# DO THIS
Retype all of the listing exactly, passing over any picture you find.
(begin)
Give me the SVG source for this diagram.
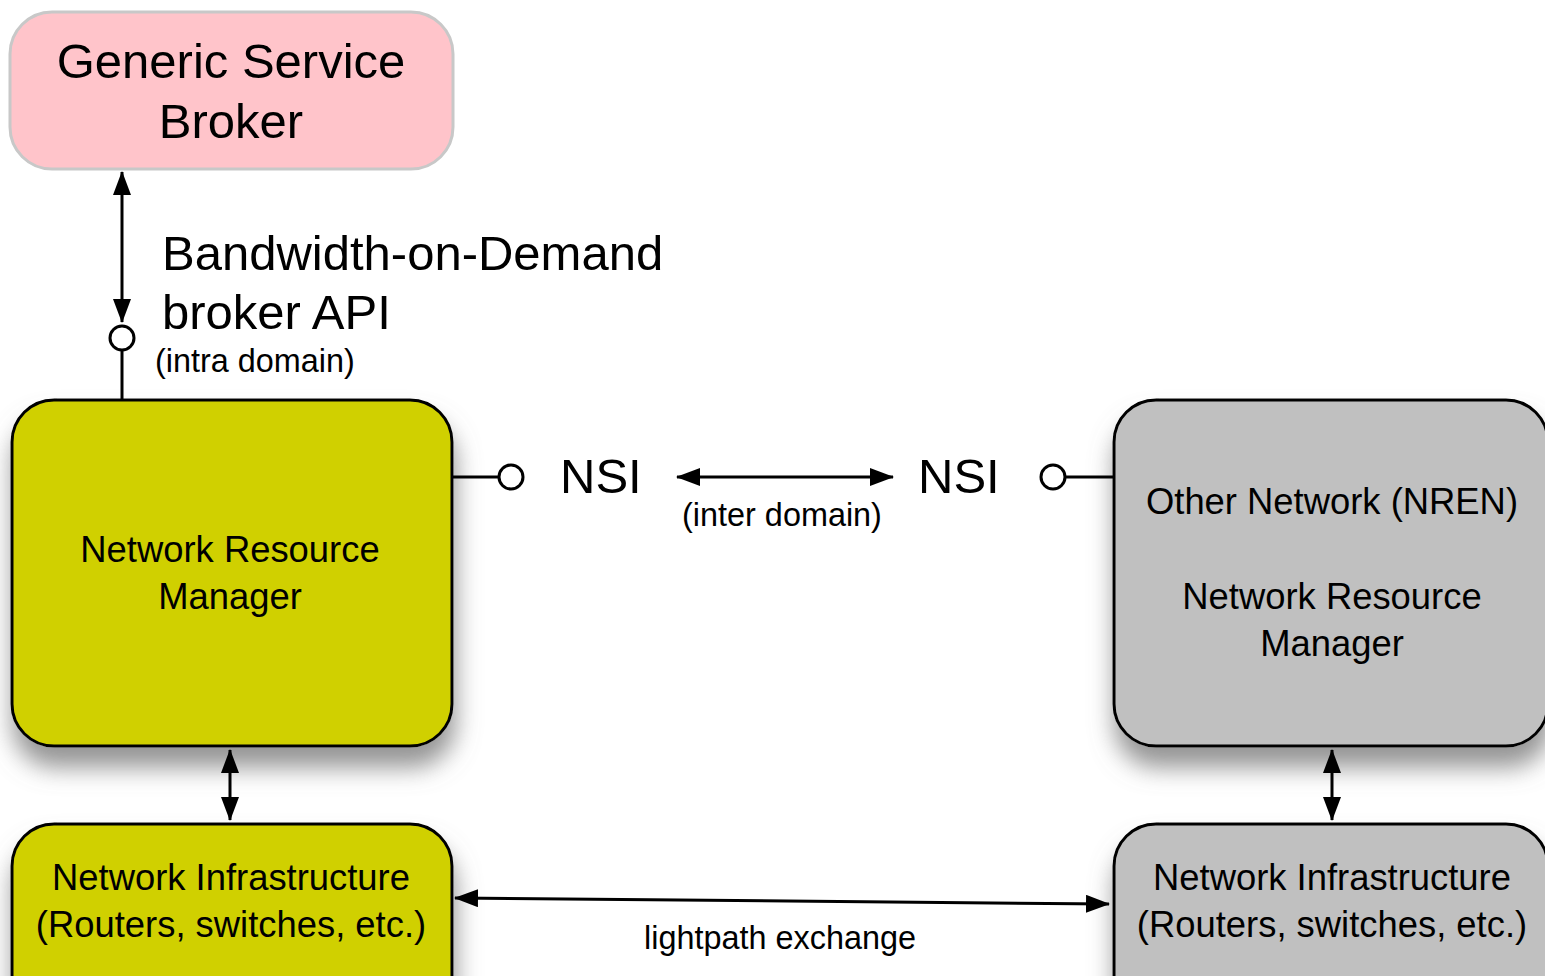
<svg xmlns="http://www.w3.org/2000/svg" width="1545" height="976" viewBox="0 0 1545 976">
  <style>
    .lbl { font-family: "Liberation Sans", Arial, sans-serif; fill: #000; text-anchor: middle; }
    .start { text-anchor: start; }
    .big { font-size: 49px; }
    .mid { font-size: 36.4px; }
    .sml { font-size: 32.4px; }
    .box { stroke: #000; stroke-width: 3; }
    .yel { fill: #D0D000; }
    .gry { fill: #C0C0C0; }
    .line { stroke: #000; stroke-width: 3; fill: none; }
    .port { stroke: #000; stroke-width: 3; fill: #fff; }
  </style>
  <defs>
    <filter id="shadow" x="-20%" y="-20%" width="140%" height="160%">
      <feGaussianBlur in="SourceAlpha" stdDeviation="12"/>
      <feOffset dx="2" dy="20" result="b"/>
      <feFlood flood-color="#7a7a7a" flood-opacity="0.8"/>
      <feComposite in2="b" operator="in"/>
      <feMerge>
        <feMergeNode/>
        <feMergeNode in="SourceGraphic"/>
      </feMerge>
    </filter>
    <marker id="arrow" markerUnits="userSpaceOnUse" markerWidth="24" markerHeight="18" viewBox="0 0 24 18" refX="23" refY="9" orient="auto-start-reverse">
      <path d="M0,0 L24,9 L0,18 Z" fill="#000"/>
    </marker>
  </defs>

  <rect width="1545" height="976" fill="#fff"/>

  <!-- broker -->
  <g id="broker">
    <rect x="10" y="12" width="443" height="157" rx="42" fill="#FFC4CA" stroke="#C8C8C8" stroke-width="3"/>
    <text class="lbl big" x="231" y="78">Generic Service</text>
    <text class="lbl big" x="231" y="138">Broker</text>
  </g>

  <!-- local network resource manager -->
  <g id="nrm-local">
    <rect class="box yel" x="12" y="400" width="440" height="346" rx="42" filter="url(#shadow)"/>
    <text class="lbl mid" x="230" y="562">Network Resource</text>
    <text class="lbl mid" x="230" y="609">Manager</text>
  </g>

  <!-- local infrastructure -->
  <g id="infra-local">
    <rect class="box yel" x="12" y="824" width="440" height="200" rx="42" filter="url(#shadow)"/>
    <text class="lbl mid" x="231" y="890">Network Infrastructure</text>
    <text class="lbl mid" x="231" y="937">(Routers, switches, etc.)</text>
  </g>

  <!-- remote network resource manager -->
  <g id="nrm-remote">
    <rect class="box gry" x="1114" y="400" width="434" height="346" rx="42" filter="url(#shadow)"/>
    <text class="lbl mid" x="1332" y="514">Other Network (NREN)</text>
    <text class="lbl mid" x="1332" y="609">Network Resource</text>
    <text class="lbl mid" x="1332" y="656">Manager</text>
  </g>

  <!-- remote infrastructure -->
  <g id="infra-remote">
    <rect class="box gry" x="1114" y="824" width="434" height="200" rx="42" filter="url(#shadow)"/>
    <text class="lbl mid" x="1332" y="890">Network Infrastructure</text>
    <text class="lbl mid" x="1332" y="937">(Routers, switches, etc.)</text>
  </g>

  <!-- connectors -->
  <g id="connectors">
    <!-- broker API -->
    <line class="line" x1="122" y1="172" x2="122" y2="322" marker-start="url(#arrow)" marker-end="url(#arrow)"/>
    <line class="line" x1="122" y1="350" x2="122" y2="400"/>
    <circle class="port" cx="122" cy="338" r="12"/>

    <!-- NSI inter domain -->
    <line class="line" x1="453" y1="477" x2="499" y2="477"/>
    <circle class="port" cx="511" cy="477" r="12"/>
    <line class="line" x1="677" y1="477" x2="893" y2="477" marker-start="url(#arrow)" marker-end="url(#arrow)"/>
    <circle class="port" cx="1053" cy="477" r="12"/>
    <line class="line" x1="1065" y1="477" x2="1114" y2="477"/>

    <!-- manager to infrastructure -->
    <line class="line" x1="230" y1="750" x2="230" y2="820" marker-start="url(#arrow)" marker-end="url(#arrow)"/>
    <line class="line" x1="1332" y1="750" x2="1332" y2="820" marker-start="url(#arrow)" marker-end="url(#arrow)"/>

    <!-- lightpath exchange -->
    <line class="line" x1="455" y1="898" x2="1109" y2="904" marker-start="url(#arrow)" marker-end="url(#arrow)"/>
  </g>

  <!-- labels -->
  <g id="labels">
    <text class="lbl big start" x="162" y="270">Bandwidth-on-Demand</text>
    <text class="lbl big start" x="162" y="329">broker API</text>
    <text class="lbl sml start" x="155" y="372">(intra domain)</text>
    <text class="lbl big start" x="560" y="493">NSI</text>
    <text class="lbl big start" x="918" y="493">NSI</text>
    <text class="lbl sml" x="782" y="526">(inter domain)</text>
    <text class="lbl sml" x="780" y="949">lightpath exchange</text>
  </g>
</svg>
(end)
# SOLUTION TO THIS PROBLEM
Give me the SVG source for this diagram.
<svg xmlns="http://www.w3.org/2000/svg" width="1545" height="976" viewBox="0 0 1545 976">
  <style>
    .lbl { font-family: "Liberation Sans", Arial, sans-serif; fill: #000; text-anchor: middle; }
    .start { text-anchor: start; }
    .big { font-size: 49px; }
    .mid { font-size: 36.4px; }
    .sml { font-size: 32.4px; }
    .box { stroke: #000; stroke-width: 3; }
    .yel { fill: #D0D000; }
    .gry { fill: #C0C0C0; }
    .line { stroke: #000; stroke-width: 3; fill: none; }
    .port { stroke: #000; stroke-width: 3; fill: #fff; }
  </style>
  <defs>
    <filter id="shadow" x="-20%" y="-20%" width="140%" height="160%">
      <feGaussianBlur in="SourceAlpha" stdDeviation="12"/>
      <feOffset dx="2" dy="20" result="b"/>
      <feFlood flood-color="#7a7a7a" flood-opacity="0.8"/>
      <feComposite in2="b" operator="in"/>
      <feMerge>
        <feMergeNode/>
        <feMergeNode in="SourceGraphic"/>
      </feMerge>
    </filter>
    <marker id="arrow" markerUnits="userSpaceOnUse" markerWidth="24" markerHeight="18" viewBox="0 0 24 18" refX="23" refY="9" orient="auto-start-reverse">
      <path d="M0,0 L24,9 L0,18 Z" fill="#000"/>
    </marker>
  </defs>

  <rect width="1545" height="976" fill="#fff"/>

  <!-- broker -->
  <g id="broker">
    <rect x="10" y="12" width="443" height="157" rx="42" fill="#FFC4CA" stroke="#C8C8C8" stroke-width="3"/>
    <text class="lbl big" x="231" y="78">Generic Service</text>
    <text class="lbl big" x="231" y="138">Broker</text>
  </g>

  <!-- local network resource manager -->
  <g id="nrm-local">
    <rect class="box yel" x="12" y="400" width="440" height="346" rx="42" filter="url(#shadow)"/>
    <text class="lbl mid" x="230" y="562">Network Resource</text>
    <text class="lbl mid" x="230" y="609">Manager</text>
  </g>

  <!-- local infrastructure -->
  <g id="infra-local">
    <rect class="box yel" x="12" y="824" width="440" height="200" rx="42" filter="url(#shadow)"/>
    <text class="lbl mid" x="231" y="890">Network Infrastructure</text>
    <text class="lbl mid" x="231" y="937">(Routers, switches, etc.)</text>
  </g>

  <!-- remote network resource manager -->
  <g id="nrm-remote">
    <rect class="box gry" x="1114" y="400" width="434" height="346" rx="42" filter="url(#shadow)"/>
    <text class="lbl mid" x="1332" y="514">Other Network (NREN)</text>
    <text class="lbl mid" x="1332" y="609">Network Resource</text>
    <text class="lbl mid" x="1332" y="656">Manager</text>
  </g>

  <!-- remote infrastructure -->
  <g id="infra-remote">
    <rect class="box gry" x="1114" y="824" width="434" height="200" rx="42" filter="url(#shadow)"/>
    <text class="lbl mid" x="1332" y="890">Network Infrastructure</text>
    <text class="lbl mid" x="1332" y="937">(Routers, switches, etc.)</text>
  </g>

  <!-- connectors -->
  <g id="connectors">
    <!-- broker API -->
    <line class="line" x1="122" y1="172" x2="122" y2="322" marker-start="url(#arrow)" marker-end="url(#arrow)"/>
    <line class="line" x1="122" y1="350" x2="122" y2="400"/>
    <circle class="port" cx="122" cy="338" r="12"/>

    <!-- NSI inter domain -->
    <line class="line" x1="453" y1="477" x2="499" y2="477"/>
    <circle class="port" cx="511" cy="477" r="12"/>
    <line class="line" x1="677" y1="477" x2="893" y2="477" marker-start="url(#arrow)" marker-end="url(#arrow)"/>
    <circle class="port" cx="1053" cy="477" r="12"/>
    <line class="line" x1="1065" y1="477" x2="1114" y2="477"/>

    <!-- manager to infrastructure -->
    <line class="line" x1="230" y1="750" x2="230" y2="820" marker-start="url(#arrow)" marker-end="url(#arrow)"/>
    <line class="line" x1="1332" y1="750" x2="1332" y2="820" marker-start="url(#arrow)" marker-end="url(#arrow)"/>

    <!-- lightpath exchange -->
    <line class="line" x1="455" y1="898" x2="1109" y2="904" marker-start="url(#arrow)" marker-end="url(#arrow)"/>
  </g>

  <!-- labels -->
  <g id="labels">
    <text class="lbl big start" x="162" y="270">Bandwidth-on-Demand</text>
    <text class="lbl big start" x="162" y="329">broker API</text>
    <text class="lbl sml start" x="155" y="372">(intra domain)</text>
    <text class="lbl big start" x="560" y="493">NSI</text>
    <text class="lbl big start" x="918" y="493">NSI</text>
    <text class="lbl sml" x="782" y="526">(inter domain)</text>
    <text class="lbl sml" x="780" y="949">lightpath exchange</text>
  </g>
</svg>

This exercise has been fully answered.